# start of Provided records
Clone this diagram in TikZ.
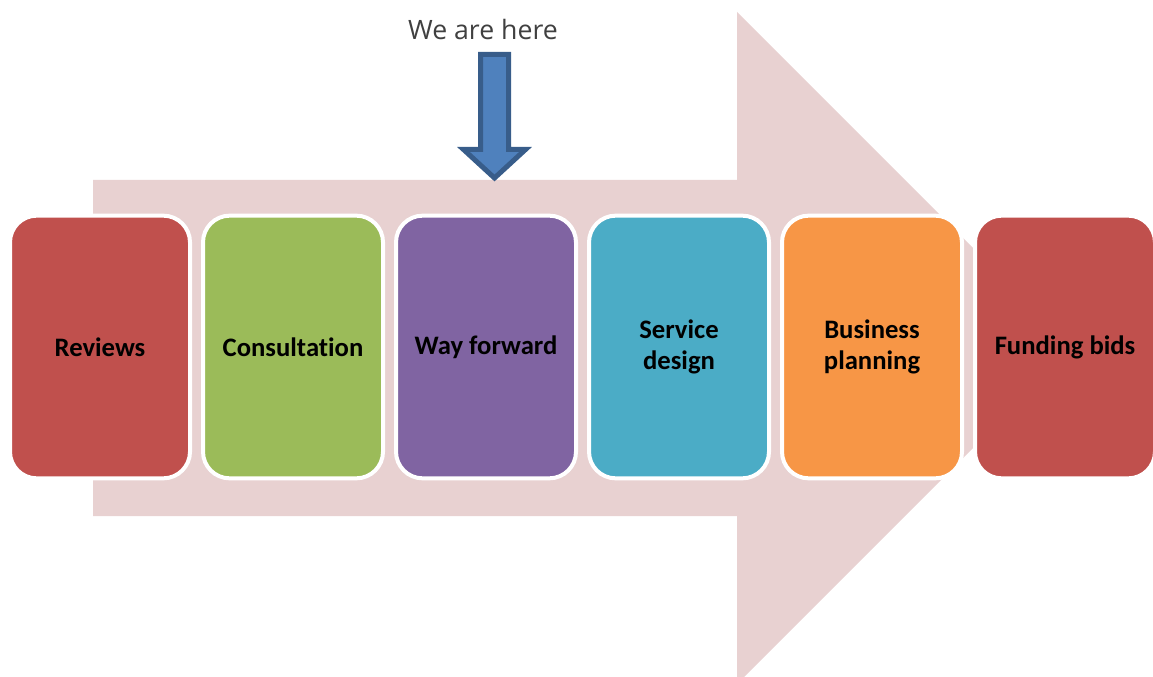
\documentclass[tikz,border=0pt]{standalone}
\usepackage{fontspec}
\setmainfont{Carlito}[Ligatures=NoCommon]
\newfontfamily\labelfont{Open Sans}
\usetikzlibrary{positioning}

\definecolor{stepred}{HTML}{C0504D}
\definecolor{stepgreen}{HTML}{9BBB59}
\definecolor{steppurple}{HTML}{8064A2}
\definecolor{stepteal}{HTML}{4BACC6}
\definecolor{steporange}{HTML}{F79646}
\definecolor{arrowpink}{HTML}{E8D1D1}
\definecolor{hereblue}{HTML}{4F81BD}
\definecolor{hereedge}{HTML}{385D8A}

\tikzset{
  stage/.style={draw=white, line width=3pt, rounded corners=20pt,
    minimum width=135pt, minimum height=197pt, align=center,
    font=\fontsize{20}{23}\selectfont\bfseries, inner sep=2pt},
}

\begin{document}
\begin{tikzpicture}[x=0.75pt,y=-0.75pt, node distance=6.75pt]
\useasboundingbox (0,0) rectangle (1153,677);
% the big process arrow behind the stages
\fill[arrowpink] (93,180) -- (737,180) -- (737,12) -- (1073,348)
  -- (737,684) -- (737,516) -- (93,516) -- cycle;
% stages
\node[stage, fill=stepred] (reviews) at (100,347) {Reviews};
\node[stage, fill=stepgreen, right=of reviews] (consult) {Consultation};
\node[stage, fill=steppurple, right=of consult] (way) {Way forward};
\node[stage, fill=stepteal, right=of way] (service) {Service\\design};
\node[stage, fill=steporange, right=of service] (business) {Business\\planning};
\node[stage, fill=stepred, right=of business] (funding) {Funding bids};
% marker
\node[font=\labelfont\fontsize{20}{24}\selectfont, text=black!75] (here) at (483,30) {We are here};
\draw[hereedge, fill=hereblue, line width=3.75pt, line join=miter]
  (480.5,54.5) -- (508.5,54.5) -- (508.5,149.5) -- (525.5,149.5)
  -- (494.5,178) -- (463.5,149.5) -- (480.5,149.5) -- cycle;
\end{tikzpicture}
\end{document}
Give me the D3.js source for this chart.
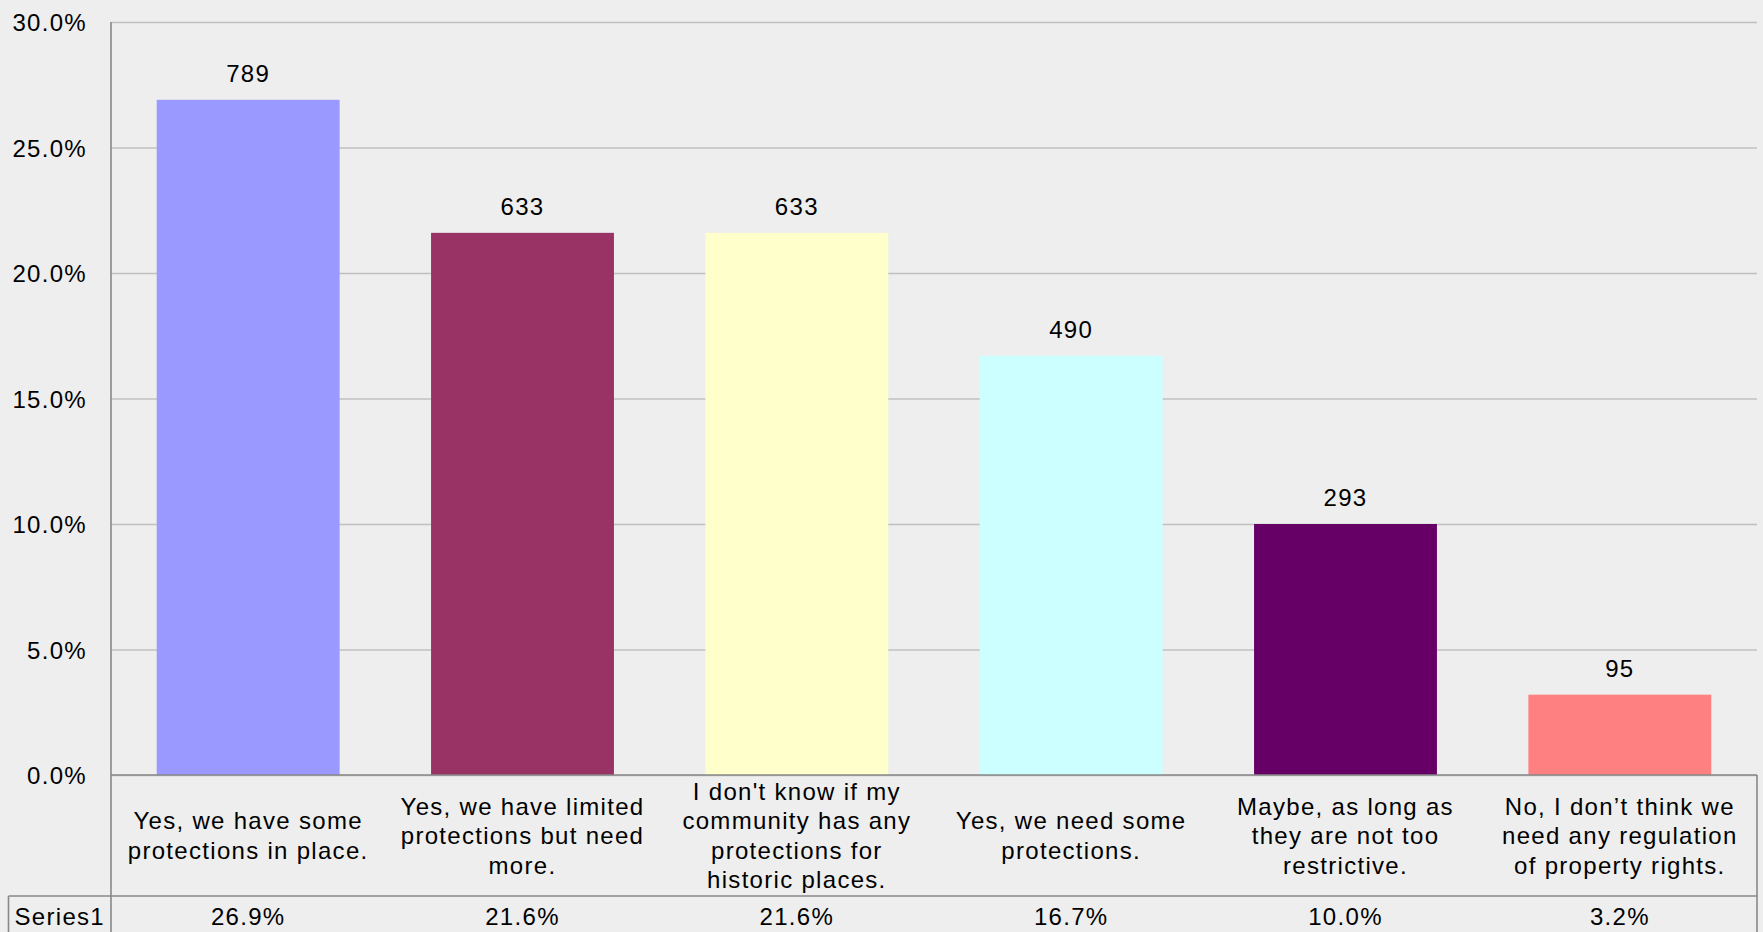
<!DOCTYPE html>
<html><head><meta charset="utf-8">
<script src="https://cdn.jsdelivr.net/npm/d3@7"></script>
<style>
body{margin:0;background:#eeeeee;}
svg{display:block;}
text{font-family:"Liberation Sans",Arial,sans-serif;font-size:24px;letter-spacing:1.3px;fill:#000;}
</style>
</head><body>
<svg id="chart" width="1763" height="932"></svg>
<script>
const categories = [
  "Yes, we have some protections in place.",
  "Yes, we have limited protections but need more.",
  "I don't know if my community has any protections for historic places.",
  "Yes, we need some protections.",
  "Maybe, as long as they are not too restrictive.",
  "No, I don\u2019t think we need any regulation of property rights."
];
const percents = [26.9, 21.6, 21.6, 16.7, 10.0, 3.2];
const counts = [789, 633, 633, 490, 293, 95];
const colors = ["#9999FF", "#993366", "#FFFFCC", "#CCFFFF", "#660066", "#FF8080"];
const yTicks = [0, 5, 10, 15, 20, 25, 30];
const seriesName = "Series1";

const W = 1763, H = 932;
const plotLeft = 111, plotRight = 1757, plotTop = 22, plotBottom = 775;
const rowSep = 896, tableBottom = 938, seriesLeft = 8.5;

const svg = d3.select("#chart");
svg.append("rect").attr("width", W).attr("height", H).attr("fill", "#eeeeee");

const x = d3.scaleBand().domain(categories).range([plotLeft, plotRight])
  .paddingInner(1/3).paddingOuter(1/6);
const y = d3.scaleLinear().domain([0, 30]).range([plotBottom, plotTop]);

// gridlines + tick labels
const yAxis = d3.axisLeft(y).tickValues(yTicks)
  .tickSize(-(plotRight - plotLeft)).tickPadding(24)
  .tickFormat(d => d.toFixed(1) + "%");
const gy = svg.append("g").attr("transform", `translate(${plotLeft},0)`).call(yAxis);
gy.select(".domain").remove();
gy.selectAll(".tick line").attr("stroke", "#c0c0c0").attr("stroke-width", 1.6);
gy.selectAll(".tick text").attr("font-size", null).attr("font-family", null)
  .style("font-size", "24px").attr("fill", "#000").attr("dy", "0.36em");

// bars
svg.append("g").selectAll("rect").data(categories).join("rect")
  .attr("x", d => x(d))
  .attr("y", (d, i) => y(percents[i]))
  .attr("width", x.bandwidth())
  .attr("height", (d, i) => y(0) - y(percents[i]))
  .attr("fill", (d, i) => colors[i]);

// count labels
svg.append("g").selectAll("text").data(categories).join("text")
  .attr("x", d => x(d) + x.bandwidth() / 2)
  .attr("y", (d, i) => y(percents[i]) - 18)
  .attr("text-anchor", "middle")
  .text((d, i) => counts[i]);

// table lines
const lineColor = "#888888";
const lines = [
  [plotLeft, plotBottom, plotRight, plotBottom],
  [seriesLeft, rowSep, plotRight, rowSep],
  [plotLeft, plotTop, plotLeft, tableBottom],
  [plotRight, plotBottom, plotRight, tableBottom],
  [seriesLeft, rowSep, seriesLeft, tableBottom],
  [seriesLeft, tableBottom - 1, plotRight, tableBottom - 1]
];
svg.append("g").selectAll("line").data(lines).join("line")
  .attr("x1", d => d[0]).attr("y1", d => d[1])
  .attr("x2", d => d[2]).attr("y2", d => d[3])
  .attr("stroke", lineColor).attr("stroke-width", 1.6);

// category labels (wrapped)
const maxW = 255, lineH = 29.5;
const catG = svg.append("g");
categories.forEach(cat => {
  const cx = x(cat) + x.bandwidth() / 2;
  const words = cat.split(" ");
  const t = catG.append("text").attr("text-anchor", "middle");
  const linesOut = [];
  let cur = [];
  words.forEach(w => {
    const test = cur.concat([w]).join(" ");
    t.text(test);
    if (t.node().getComputedTextLength() > maxW && cur.length) {
      linesOut.push(cur.join(" "));
      cur = [w];
    } else cur.push(w);
  });
  if (cur.length) linesOut.push(cur.join(" "));
  t.text(null);
  const mid = (plotBottom + rowSep) / 2;
  const firstBase = mid - (linesOut.length - 1) * lineH / 2 + 8.5;
  linesOut.forEach((ln, k) => {
    t.append("tspan").attr("x", cx).attr("y", firstBase + k * lineH).text(ln);
  });
});

// series row
svg.append("text").attr("x", (seriesLeft + plotLeft) / 2).attr("y", rowSep + 29)
  .attr("text-anchor", "middle").text(seriesName);
svg.append("g").selectAll("text").data(categories).join("text")
  .attr("x", d => x(d) + x.bandwidth() / 2)
  .attr("y", rowSep + 29)
  .attr("text-anchor", "middle")
  .text((d, i) => percents[i].toFixed(1) + "%");
</script>
</body></html>
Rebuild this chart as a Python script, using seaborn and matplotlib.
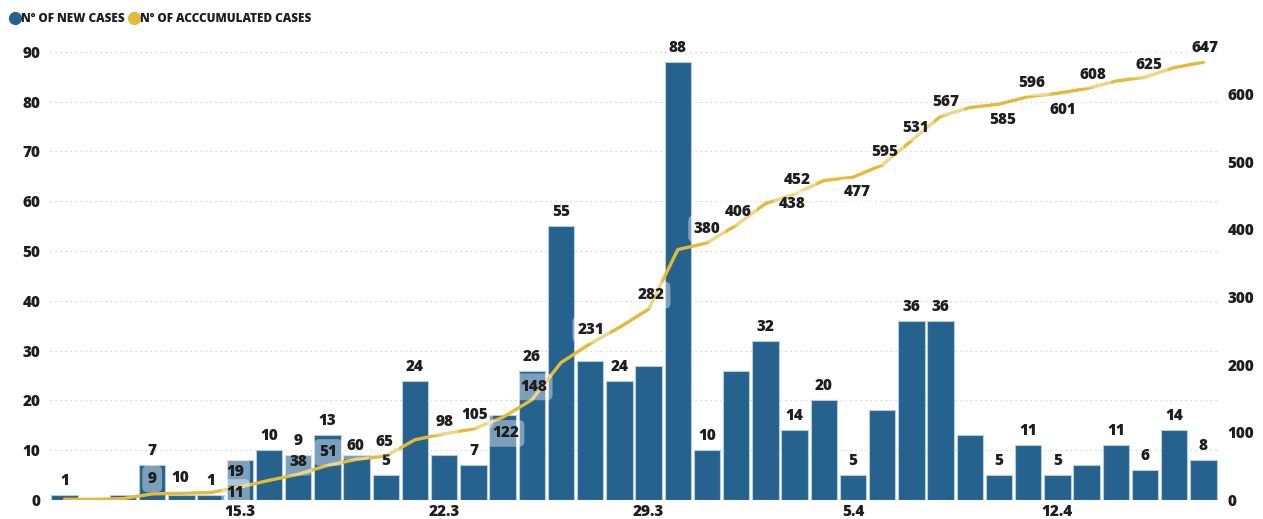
# end of Provided records
Task prompt: Write out the entries again, exactly as given, skipping any images.

Task result:
Clone this diagram in TikZ.
\documentclass[tikz,border=0pt]{standalone}
\usepackage{fontspec}
\setmainfont{Carlito}[Ligatures=NoCommon]
\newfontfamily\labelfont{Open Sans}
\usetikzlibrary{positioning}

\definecolor{stepred}{HTML}{C0504D}
\definecolor{stepgreen}{HTML}{9BBB59}
\definecolor{steppurple}{HTML}{8064A2}
\definecolor{stepteal}{HTML}{4BACC6}
\definecolor{steporange}{HTML}{F79646}
\definecolor{arrowpink}{HTML}{E8D1D1}
\definecolor{hereblue}{HTML}{4F81BD}
\definecolor{hereedge}{HTML}{385D8A}

\tikzset{
  stage/.style={draw=white, line width=3pt, rounded corners=20pt,
    minimum width=135pt, minimum height=197pt, align=center,
    font=\fontsize{20}{23}\selectfont\bfseries, inner sep=2pt},
}

\begin{document}
\begin{tikzpicture}[x=0.75pt,y=-0.75pt, node distance=6.75pt]
\useasboundingbox (0,0) rectangle (1153,677);
% the big process arrow behind the stages
\fill[arrowpink] (93,180) -- (737,180) -- (737,12) -- (1073,348)
  -- (737,684) -- (737,516) -- (93,516) -- cycle;
% stages
\node[stage, fill=stepred] (reviews) at (100,347) {Reviews};
\node[stage, fill=stepgreen, right=of reviews] (consult) {Consultation};
\node[stage, fill=steppurple, right=of consult] (way) {Way forward};
\node[stage, fill=stepteal, right=of way] (service) {Service\\design};
\node[stage, fill=steporange, right=of service] (business) {Business\\planning};
\node[stage, fill=stepred, right=of business] (funding) {Funding bids};
% marker
\node[font=\labelfont\fontsize{20}{24}\selectfont, text=black!75] (here) at (483,30) {We are here};
\draw[hereedge, fill=hereblue, line width=3.75pt, line join=miter]
  (480.5,54.5) -- (508.5,54.5) -- (508.5,149.5) -- (525.5,149.5)
  -- (494.5,178) -- (463.5,149.5) -- (480.5,149.5) -- cycle;
\end{tikzpicture}
\end{document}
Give me the D3.js source for this chart.
<!DOCTYPE html>
<html><head><meta charset="utf-8">
<script src="https://cdn.jsdelivr.net/npm/d3@7"></script>
<style>
body{margin:0;background:#eeeeee;}
svg{display:block;}
text{font-family:"Liberation Sans",Arial,sans-serif;font-size:24px;letter-spacing:1.3px;fill:#000;}
</style>
</head><body>
<svg id="chart" width="1763" height="932"></svg>
<script>
const categories = [
  "Yes, we have some protections in place.",
  "Yes, we have limited protections but need more.",
  "I don't know if my community has any protections for historic places.",
  "Yes, we need some protections.",
  "Maybe, as long as they are not too restrictive.",
  "No, I don\u2019t think we need any regulation of property rights."
];
const percents = [26.9, 21.6, 21.6, 16.7, 10.0, 3.2];
const counts = [789, 633, 633, 490, 293, 95];
const colors = ["#9999FF", "#993366", "#FFFFCC", "#CCFFFF", "#660066", "#FF8080"];
const yTicks = [0, 5, 10, 15, 20, 25, 30];
const seriesName = "Series1";

const W = 1763, H = 932;
const plotLeft = 111, plotRight = 1757, plotTop = 22, plotBottom = 775;
const rowSep = 896, tableBottom = 938, seriesLeft = 8.5;

const svg = d3.select("#chart");
svg.append("rect").attr("width", W).attr("height", H).attr("fill", "#eeeeee");

const x = d3.scaleBand().domain(categories).range([plotLeft, plotRight])
  .paddingInner(1/3).paddingOuter(1/6);
const y = d3.scaleLinear().domain([0, 30]).range([plotBottom, plotTop]);

// gridlines + tick labels
const yAxis = d3.axisLeft(y).tickValues(yTicks)
  .tickSize(-(plotRight - plotLeft)).tickPadding(24)
  .tickFormat(d => d.toFixed(1) + "%");
const gy = svg.append("g").attr("transform", `translate(${plotLeft},0)`).call(yAxis);
gy.select(".domain").remove();
gy.selectAll(".tick line").attr("stroke", "#c0c0c0").attr("stroke-width", 1.6);
gy.selectAll(".tick text").attr("font-size", null).attr("font-family", null)
  .style("font-size", "24px").attr("fill", "#000").attr("dy", "0.36em");

// bars
svg.append("g").selectAll("rect").data(categories).join("rect")
  .attr("x", d => x(d))
  .attr("y", (d, i) => y(percents[i]))
  .attr("width", x.bandwidth())
  .attr("height", (d, i) => y(0) - y(percents[i]))
  .attr("fill", (d, i) => colors[i]);

// count labels
svg.append("g").selectAll("text").data(categories).join("text")
  .attr("x", d => x(d) + x.bandwidth() / 2)
  .attr("y", (d, i) => y(percents[i]) - 18)
  .attr("text-anchor", "middle")
  .text((d, i) => counts[i]);

// table lines
const lineColor = "#888888";
const lines = [
  [plotLeft, plotBottom, plotRight, plotBottom],
  [seriesLeft, rowSep, plotRight, rowSep],
  [plotLeft, plotTop, plotLeft, tableBottom],
  [plotRight, plotBottom, plotRight, tableBottom],
  [seriesLeft, rowSep, seriesLeft, tableBottom],
  [seriesLeft, tableBottom - 1, plotRight, tableBottom - 1]
];
svg.append("g").selectAll("line").data(lines).join("line")
  .attr("x1", d => d[0]).attr("y1", d => d[1])
  .attr("x2", d => d[2]).attr("y2", d => d[3])
  .attr("stroke", lineColor).attr("stroke-width", 1.6);

// category labels (wrapped)
const maxW = 255, lineH = 29.5;
const catG = svg.append("g");
categories.forEach(cat => {
  const cx = x(cat) + x.bandwidth() / 2;
  const words = cat.split(" ");
  const t = catG.append("text").attr("text-anchor", "middle");
  const linesOut = [];
  let cur = [];
  words.forEach(w => {
    const test = cur.concat([w]).join(" ");
    t.text(test);
    if (t.node().getComputedTextLength() > maxW && cur.length) {
      linesOut.push(cur.join(" "));
      cur = [w];
    } else cur.push(w);
  });
  if (cur.length) linesOut.push(cur.join(" "));
  t.text(null);
  const mid = (plotBottom + rowSep) / 2;
  const firstBase = mid - (linesOut.length - 1) * lineH / 2 + 8.5;
  linesOut.forEach((ln, k) => {
    t.append("tspan").attr("x", cx).attr("y", firstBase + k * lineH).text(ln);
  });
});

// series row
svg.append("text").attr("x", (seriesLeft + plotLeft) / 2).attr("y", rowSep + 29)
  .attr("text-anchor", "middle").text(seriesName);
svg.append("g").selectAll("text").data(categories).join("text")
  .attr("x", d => x(d) + x.bandwidth() / 2)
  .attr("y", rowSep + 29)
  .attr("text-anchor", "middle")
  .text((d, i) => percents[i].toFixed(1) + "%");
</script>
</body></html>
Rebuild this chart as a Python script, using seaborn and matplotlib.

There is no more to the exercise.